Supplied material =
= = = = = = =
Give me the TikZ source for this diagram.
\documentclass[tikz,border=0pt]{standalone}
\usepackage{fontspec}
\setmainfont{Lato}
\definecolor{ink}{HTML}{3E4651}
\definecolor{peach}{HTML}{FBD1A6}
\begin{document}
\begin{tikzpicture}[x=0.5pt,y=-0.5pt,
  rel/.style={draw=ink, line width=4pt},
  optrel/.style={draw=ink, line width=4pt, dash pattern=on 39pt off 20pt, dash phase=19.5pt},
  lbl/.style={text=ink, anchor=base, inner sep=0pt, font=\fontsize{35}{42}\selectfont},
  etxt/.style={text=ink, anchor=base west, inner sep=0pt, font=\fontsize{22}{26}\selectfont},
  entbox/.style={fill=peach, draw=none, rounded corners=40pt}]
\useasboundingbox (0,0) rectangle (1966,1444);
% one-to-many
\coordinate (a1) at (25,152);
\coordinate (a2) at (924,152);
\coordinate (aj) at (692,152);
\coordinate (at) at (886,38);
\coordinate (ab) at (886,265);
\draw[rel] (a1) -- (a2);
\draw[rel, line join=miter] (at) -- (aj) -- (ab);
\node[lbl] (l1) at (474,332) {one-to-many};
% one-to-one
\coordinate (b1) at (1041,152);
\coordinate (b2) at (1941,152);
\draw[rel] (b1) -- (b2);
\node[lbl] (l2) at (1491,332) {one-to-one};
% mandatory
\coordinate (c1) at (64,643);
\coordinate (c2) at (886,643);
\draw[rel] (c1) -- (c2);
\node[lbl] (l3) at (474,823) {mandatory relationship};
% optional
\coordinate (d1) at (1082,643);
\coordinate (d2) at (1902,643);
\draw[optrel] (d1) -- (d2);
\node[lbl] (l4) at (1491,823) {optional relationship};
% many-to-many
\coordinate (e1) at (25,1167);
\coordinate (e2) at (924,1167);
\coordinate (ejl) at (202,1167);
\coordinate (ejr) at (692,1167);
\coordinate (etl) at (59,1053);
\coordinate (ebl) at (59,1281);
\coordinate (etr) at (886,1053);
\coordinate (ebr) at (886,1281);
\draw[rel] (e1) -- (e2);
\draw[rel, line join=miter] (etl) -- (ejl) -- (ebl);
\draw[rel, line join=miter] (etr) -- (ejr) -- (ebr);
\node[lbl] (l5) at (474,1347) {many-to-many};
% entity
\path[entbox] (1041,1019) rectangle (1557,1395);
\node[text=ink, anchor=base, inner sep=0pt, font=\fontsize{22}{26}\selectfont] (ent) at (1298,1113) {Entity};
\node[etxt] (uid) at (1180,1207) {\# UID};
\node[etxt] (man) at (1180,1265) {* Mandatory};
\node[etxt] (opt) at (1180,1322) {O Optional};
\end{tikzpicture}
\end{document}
= = = = = = =
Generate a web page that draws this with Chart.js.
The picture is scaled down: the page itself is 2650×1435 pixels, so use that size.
= = = = = = =
Requirements = Give again only the lines from the one bearing "Generate a web" through the one bearing "The picture is", exactly as they stand.

Exercise output =
Generate a web page that draws this with Chart.js.
The picture is scaled down: the page itself is 2650×1435 pixels, so use that size.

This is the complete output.